Game intel
Delta Force
Delta Force is a free-to-play multiplayer tactical first-person shooter reboot of the Delta Force series.
Delta Force just dropped a chunky season with a new operator, fighter jets, and a Metal Gear Solid crossover – fun, flashy, the usual mid-season sugar rush. But the part that actually made me sit up? Team Jade is promising “full-scene” destruction where every single building on a map can be leveled. As someone who still quotes Bad Company 2 like gospel and is counting down to Battlefield 6, that’s a big swing. The catch: most of the real heat lands in 2026, right as Battlefield 6 and Escape From Tarkov 1.0 threaten to eat everyone’s lunch in the meantime.

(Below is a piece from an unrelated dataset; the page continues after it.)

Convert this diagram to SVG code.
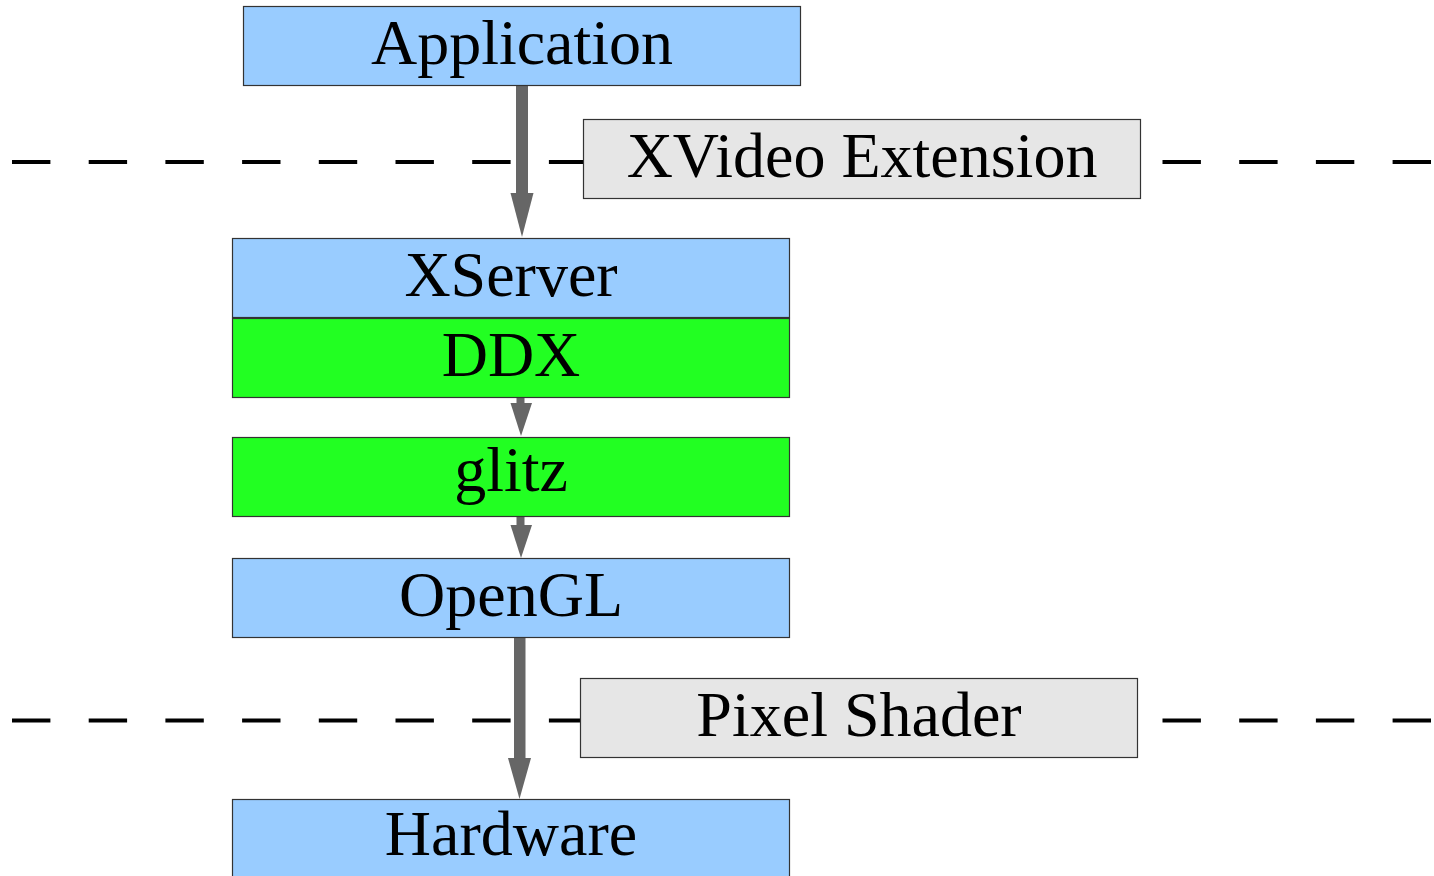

On the immediate front, jets are the headline for Warfare mode. That’s a direct challenge to Battlefield’s air-game, which lives or dies on handling and counterplay. If Team Jade nails the flight model and keeps ground AA viable (no one wants jet-dominated lobbies), this could be a real differentiator. The new operator adds flavor for the infantry crowd, and the Metal Gear Solid crossover is a smart nostalgia play — the big question is whether it’s more than cosmetics. A stealth-focused limited-time mode or gadgets inspired by MGS would land much better than just sneaking Snake skins into the store.
Battlefield perfected the tease — Bad Company 2’s timbered houses collapsing, BF4’s Levolution, then the more curated destruction in later entries to preserve map flow. Team Jade is basically saying, “What if we don’t preserve anything?” That’s exciting and terrifying. Full-scene destruction could create the most dynamic firefights we’ve seen in a mainstream shooter since the heydays of Demolition mode, but there’s a reason studios stop short:
Team Jade says it’ll roll this out gradually starting early 2026, which is wise. If they stage it by material type (wood -> brick -> reinforced) and layer in dynamic fortification tools, they could maintain flow while letting players reshape battlefields. But make no mistake: this is a technical moonshot for a live game.

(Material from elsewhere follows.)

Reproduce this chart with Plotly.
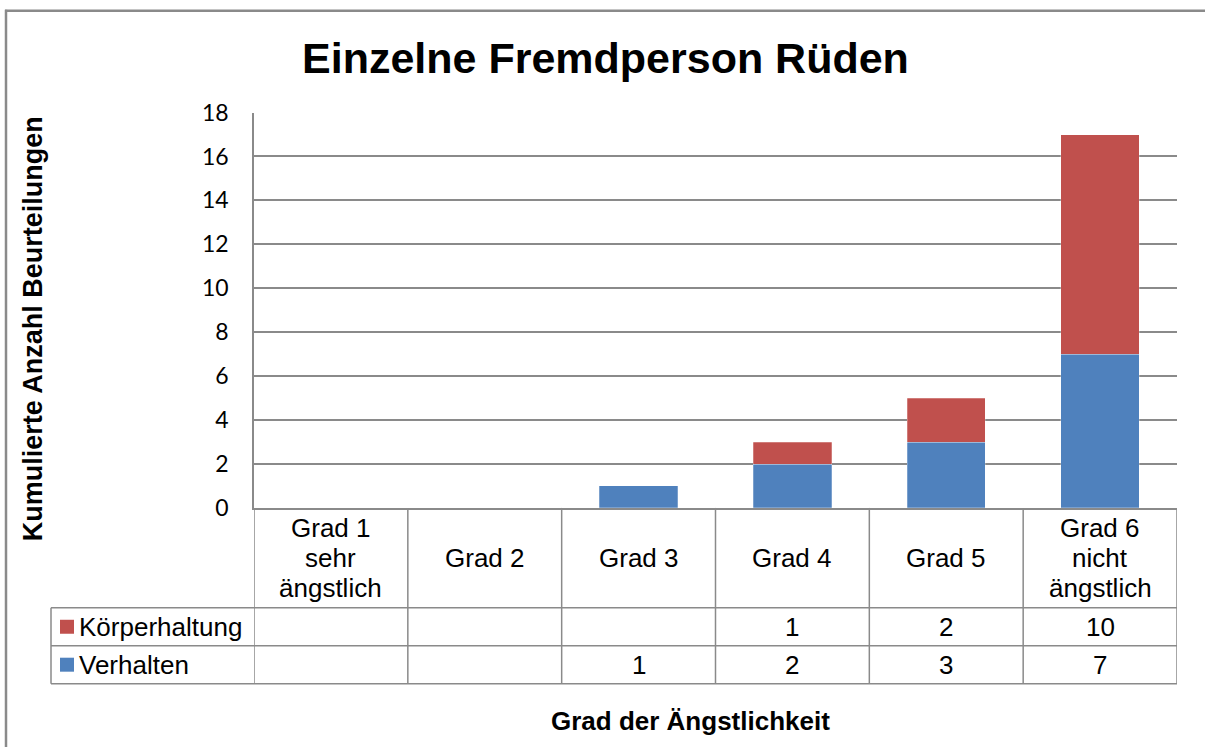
import plotly.graph_objects as go

# ---- data ----
categories = ["Grad 1<br>sehr<br>ängstlich", "Grad 2", "Grad 3", "Grad 4", "Grad 5",
              "Grad 6<br>nicht<br>ängstlich"]
series_names = ["Verhalten", "Körperhaltung"]
verhalten = [None, None, 1, 2, 3, 7]
koerperhaltung = [None, None, None, 1, 2, 10]
series_colors = ["#4F81BD", "#C0504D"]
y_ticks = [0, 2, 4, 6, 8, 10, 12, 14, 16, 18]
title_text = "Einzelne Fremdperson Rüden"
x_title = "Grad der Ängstlichkeit"
y_title = "Kumulierte Anzahl Beurteilungen"

W, H = 1205, 747
OFF, SC = 13.3, 0.964
def px(p):
    return p / W
def py(p):
    return 1 - ((p - OFF) / SC) / H

PLOT_L, PLOT_R, PLOT_T, PLOT_B = 254, 1177, 111, 507
ROW1_B, ROW2_B, ROW3_B = 607, 645, 683
TABLE_L = 51
GRID = "#8a8a8a"
FONT = "Liberation Sans, Arial, sans-serif"
TXT = 26
LINE_H = 30

xs = list(range(len(categories)))
fig = go.Figure()
fig.add_trace(go.Bar(x=xs, y=verhalten, name=series_names[0],
                     marker=dict(color=series_colors[0], line=dict(color="rgba(255,255,255,0.5)", width=0.5))))
fig.add_trace(go.Bar(x=xs, y=koerperhaltung, name=series_names[1],
                     marker=dict(color=series_colors[1], line=dict(color="rgba(255,255,255,0.5)", width=0.5))))

shapes = []
annotations = []
# outer chart border
shapes.append(dict(type="line", xref="paper", yref="paper", x0=px(5), x1=px(1206), y0=py(9), y1=py(9),
                   line=dict(color="#8a8a8a", width=2.5)))
shapes.append(dict(type="line", xref="paper", yref="paper", x0=px(6), x1=px(6), y0=py(8), y1=py(760),
                   line=dict(color="#8a8a8a", width=2.5)))

# table vertical boundaries
for i in range(len(categories) + 1):
    shapes.append(dict(type="line", xref="x", yref="paper", x0=i - 0.5, x1=i - 0.5,
                       y0=py(ROW3_B), y1=py(PLOT_B), line=dict(color=GRID, width=1.5)))
# table horizontal lines
for yb in [ROW1_B, ROW2_B, ROW3_B]:
    shapes.append(dict(type="line", xref="paper", yref="paper", x0=px(TABLE_L), x1=px(PLOT_R),
                       y0=py(yb), y1=py(yb), line=dict(color=GRID, width=1.5)))
shapes.append(dict(type="line", xref="paper", yref="paper", x0=px(TABLE_L), x1=px(TABLE_L),
                   y0=py(ROW3_B), y1=py(ROW1_B), line=dict(color=GRID, width=1.5)))

# category header labels (one annotation per line for tight line spacing)
head_c = (PLOT_B + ROW1_B) / 2
for i, c in enumerate(categories):
    lines = c.split("<br>")
    n = len(lines)
    for k, ln in enumerate(lines):
        yc = head_c + (k - (n - 1) / 2) * LINE_H
        annotations.append(dict(x=i, y=py(yc), xref="x", yref="paper", text=ln,
                                showarrow=False, xanchor="center", yanchor="middle",
                                font=dict(family=FONT, size=TXT, color="black")))

# table rows: Körperhaltung on top, Verhalten below
rows = [(series_names[1], koerperhaltung, series_colors[1], (ROW1_B + ROW2_B) / 2),
        (series_names[0], verhalten, series_colors[0], (ROW2_B + ROW3_B) / 2)]
for name, vals, col, yc in rows:
    shapes.append(dict(type="rect", xref="paper", yref="paper", x0=px(60), x1=px(74),
                       y0=py(yc + 7), y1=py(yc - 7), fillcolor=col, line=dict(width=0)))
    annotations.append(dict(x=px(77), y=py(yc), xref="paper", yref="paper", text=name,
                            showarrow=False, xanchor="left", yanchor="middle",
                            font=dict(family=FONT, size=TXT, color="black")))
    for i, v in enumerate(vals):
        if v is not None:
            annotations.append(dict(x=i, y=py(yc), xref="x", yref="paper", text=str(v),
                                    showarrow=False, xanchor="center", yanchor="middle",
                                    font=dict(family=FONT, size=TXT, color="black")))

# titles
annotations.append(dict(x=px(605), y=py(56), xref="paper", yref="paper", text="<b>" + title_text + "</b>",
                        showarrow=False, xanchor="center", yanchor="middle",
                        font=dict(family=FONT, size=43, color="black")))
annotations.append(dict(x=px(690), y=py(720), xref="paper", yref="paper", text="<b>" + x_title + "</b>",
                        showarrow=False, xanchor="center", yanchor="middle",
                        font=dict(family=FONT, size=26, color="black")))
annotations.append(dict(x=px(33), y=py(328), xref="paper", yref="paper", text="<b>" + y_title + "</b>",
                        showarrow=False, xanchor="center", yanchor="middle", textangle=-90,
                        font=dict(family=FONT, size=27, color="black")))

fig.update_layout(
    width=W, height=H, autosize=False,
    margin=dict(l=0, r=0, t=0, b=0, pad=0),
    paper_bgcolor="white", plot_bgcolor="white",
    barmode="stack", bargap=0.49, showlegend=False,
    shapes=shapes, annotations=annotations,
    xaxis=dict(domain=[px(PLOT_L), px(PLOT_R)], range=[-0.5, len(categories) - 0.5],
               showticklabels=False, showgrid=False, zeroline=False,
               showline=True, linecolor=GRID, linewidth=1.5, ticks=""),
    yaxis=dict(domain=[py(PLOT_B), py(PLOT_T)], range=[0, 18], tickvals=y_ticks,
               showgrid=True, gridcolor=GRID, gridwidth=1.5, zeroline=False,
               showline=True, linecolor=GRID, linewidth=1.5, ticks="", ticklen=0,
               tickfont=dict(family="Lato, Carlito, Calibri, sans-serif", size=23, color="black"),
               ticklabelstandoff=19),
)

fig.write_html("out.html", config={"displayModeBar": False},
               post_script="document.body.style.margin='0';document.body.style.overflow='hidden';")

Delta Force’s extraction mode, Operations, is getting a curveball in Year 2: you’ll be able to drop in as one of the mode’s PvE bosses and recruit defeated players to your side. Tarkov lets you play Scavs, sure, but not Killa. DMZ, Hunt, Dark and Darker — none hand you the keys to the raid’s apex predator. That’s a genuinely fresh idea, and it could create wild social moments: wipe a trio, spare one, and turn the match into a boss-led posse hunting down the server’s fat stacks.
Potential pitfalls are obvious. Balance and griefing will make or break this. Boss kits can’t be overpowered in player hands, and there has to be a reason to risk playing a boss beyond “lol chaos.” Clear objectives (protect an asset, deny an exfil, hold a vault) plus visible bounties on the boss could tie the fantasy to meaningful rewards. And matchmaking needs to prevent lobbies overflowing with bosses. If Team Jade threads that needle, this is the kind of feature people clip and share for months.

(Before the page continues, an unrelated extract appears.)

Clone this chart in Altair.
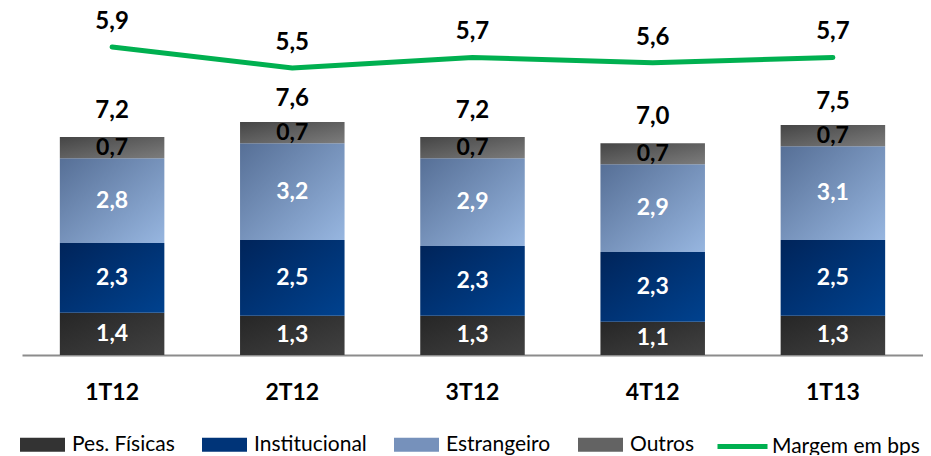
import altair as alt
import pandas as pd

quarters = ["1T12", "2T12", "3T12", "4T12", "1T13"]
series = ["Pes. Físicas", "Institucional", "Estrangeiro", "Outros"]
pes_fisicas = [1.4, 1.3, 1.3, 1.1, 1.3]
institucional = [2.3, 2.5, 2.3, 2.3, 2.5]
estrangeiro = [2.8, 3.2, 2.9, 2.9, 3.1]
outros = [0.7, 0.7, 0.7, 0.7, 0.7]
totais = [7.2, 7.6, 7.2, 7.0, 7.5]
margem = [5.9, 5.5, 5.7, 5.6, 5.7]

values_by_series = [pes_fisicas, institucional, estrangeiro, outros]
rows = []
for si, (name, vals) in enumerate(zip(series, values_by_series)):
    for q, v in zip(quarters, vals):
        rows.append({"quarter": q, "serie": name, "valor": v, "ordem": si})
df = pd.DataFrame(rows)
df_tot = pd.DataFrame({"quarter": quarters, "total": totais})
df_line = pd.DataFrame({"quarter": quarters, "margem": margem, "serie": "Margem em bps"})

FONT = "Lato"
BAR_DOMAIN = [0, 11.2]
LINE_DOMAIN = [0.033, 6.49]


def grad(c1, c2):
    return alt.LinearGradient(
        gradient="linear",
        stops=[alt.GradientStop(color=c1, offset=0), alt.GradientStop(color=c2, offset=1)],
        x1=0, y1=0, x2=1, y2=1,
    )


fills = {
    "Pes. Físicas": grad("#262626", "#414141"),
    "Institucional": grad("#00245a", "#00428f"),
    "Estrangeiro": grad("#566f96", "#97b6e0"),
    "Outros": grad("#454545", "#7c7c7c"),
}
legend_colors = ["#333333", "#003478", "#7691bb", "#636363"]

xenc = alt.X("quarter:N", sort=quarters, title=None,
             scale=alt.Scale(paddingInner=0.42, paddingOuter=0.21))

base = alt.Chart(df).transform_stack(
    stack="valor", groupby=["quarter"], as_=["y0", "y1"], sort=[alt.SortField("ordem")]
)

bar_layers = []
for name in series:
    bar_layers.append(
        base.transform_filter(alt.datum.serie == name)
        .mark_bar(fill=fills[name])
        .encode(
            x=xenc,
            y=alt.Y("y0:Q", scale=alt.Scale(domain=BAR_DOMAIN), axis=None),
            y2="y1:Q",
        )
    )

legend_layer = (
    base.transform_filter("datum.valor < 0")
    .mark_bar()
    .encode(
        x=xenc,
        y=alt.Y("y0:Q", scale=alt.Scale(domain=BAR_DOMAIN), axis=None),
        y2="y1:Q",
        fill=alt.Fill(
            "serie:N",
            scale=alt.Scale(domain=series, range=legend_colors),
            legend=alt.Legend(
                title=None, orient="none", direction="horizontal", columns=4,
                legendX=-2, legendY=406,
                symbolType="M-1,-0.31H1V0.31H-1Z", symbolSize=2025,
                symbolStrokeWidth=0, symbolOpacity=1,
                labelFont=FONT, labelFontSize=21, labelColor="#000000",
                labelOffset=7, columnPadding=27,
            ),
        ),
    )
)

seg_labels = (
    base.transform_calculate(
        mid="(datum.y0 + datum.y1) / 2",
        lbl="replace(format(datum.valor, '.1f'), '.', ',')",
    )
    .mark_text(font=FONT, fontWeight="bold", fontSize=23, baseline="middle")
    .encode(
        x=xenc,
        y=alt.Y("mid:Q", scale=alt.Scale(domain=BAR_DOMAIN), axis=None),
        text="lbl:N",
        color=alt.condition(alt.datum.serie == "Outros", alt.value("#000000"), alt.value("#ffffff")),
    )
)

tot_labels = (
    alt.Chart(df_tot)
    .transform_calculate(lbl="replace(format(datum.total, '.1f'), '.', ',')")
    .mark_text(font=FONT, fontWeight="bold", fontSize=24, baseline="middle", dy=-26, color="#000000")
    .encode(
        x=xenc,
        y=alt.Y("total:Q", scale=alt.Scale(domain=BAR_DOMAIN), axis=None),
        text="lbl:N",
    )
)

bars_group = alt.layer(*bar_layers, legend_layer, seg_labels, tot_labels)

line = (
    alt.Chart(df_line)
    .mark_line(strokeWidth=5, strokeCap="round", strokeJoin="round")
    .encode(
        x=xenc,
        y=alt.Y("margem:Q", scale=alt.Scale(domain=LINE_DOMAIN), axis=None),
        stroke=alt.Stroke(
            "serie:N",
            scale=alt.Scale(domain=["Margem em bps"], range=["#00b050"]),
            legend=alt.Legend(
                title=None, orient="none", direction="horizontal",
                legendX=693, legendY=403,
                symbolType="stroke", symbolSize=2500, symbolStrokeWidth=5,
                labelFont=FONT, labelFontSize=21, labelColor="#000000",
                labelOffset=2,
            ),
        ),
    )
)

line_labels = (
    alt.Chart(df_line)
    .transform_calculate(lbl="replace(format(datum.margem, '.1f'), '.', ',')")
    .mark_text(font=FONT, fontWeight="bold", fontSize=24, baseline="middle", dy=-25, color="#000000")
    .encode(
        x=xenc,
        y=alt.Y("margem:Q", scale=alt.Scale(domain=LINE_DOMAIN), axis=None),
        text="lbl:N",
    )
)

line_group = alt.layer(line, line_labels)

chart = (
    alt.layer(bars_group, line_group)
    .resolve_scale(y="independent")
    .properties(
        width=901,
        height=339,
        autosize=alt.AutoSizeParams(type="none"),
        padding={"left": 14, "top": 8, "right": 0, "bottom": 100},
    )
    .configure_view(stroke=None)
    .configure_axisX(
        domainColor="#8c8c8c", domainWidth=2, ticks=False, grid=False,
        labelFont=FONT, labelFontWeight="bold", labelFontSize=23, labelColor="#000000",
        labelPadding=26, labelAngle=0,
    )
)

chart.save("out.html", embed_options={"renderer": "svg", "actions": False})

Space City gets an underwater section in Year 2, which sets off my inner map designer alarm and my inner child at the same time. Underwater gunfights are historically clunky in FPS (in most games you either swim or knife), but if it’s more about traversal, flanking, and sound masking, it could add tension without turning firefights into floaty messes. The new “nuclear fortress” Operations map sounds like a raid-style labyrinth — perfect for the boss-play feature if it’s tuned for high-risk routes and multi-layer extraction.
Then there’s the Unreal Engine 5 upgrade in the back half of 2026. Expect prettier lighting, better foliage, and higher fidelity materials — also expect turbulence. Migrating a live shooter to a new engine version is hard. Epic’s Fortnite can brute-force that transition; most studios can’t. If Team Jade staggers the upgrade with test servers and opt-in branches, great. If they flip the switch overnight, prepare for a week of “why are my frames like this?” memes.

Ambition is not Delta Force’s problem; timing might be. Battlefield 6 is weeks away and will vacuum up large-scale warfare fans. Tarkov’s 1.0 launch on Steam will pull extraction players back to their forever grind. Arc Raiders is floating around the same space. Delta Force needs to prove, in the next few months, that the current season is more than a waiting room for 2026. Jets have to feel great. The MGS crossover needs to be playful, not cynical. And Operations needs steady, thoughtful updates leading into the boss feature — both to keep players around and to show Team Jade can deliver on big ideas without collapsing under them.
Delta Force’s roadmap is spicy: total-map destruction, playable bosses in extraction, new maps, and a UE5 upgrade — most of it landing in 2026. Today’s season is a solid appetizer, but with Battlefield 6 and Tarkov 1.0 looming, Delta Force needs to execute now, not just promise later.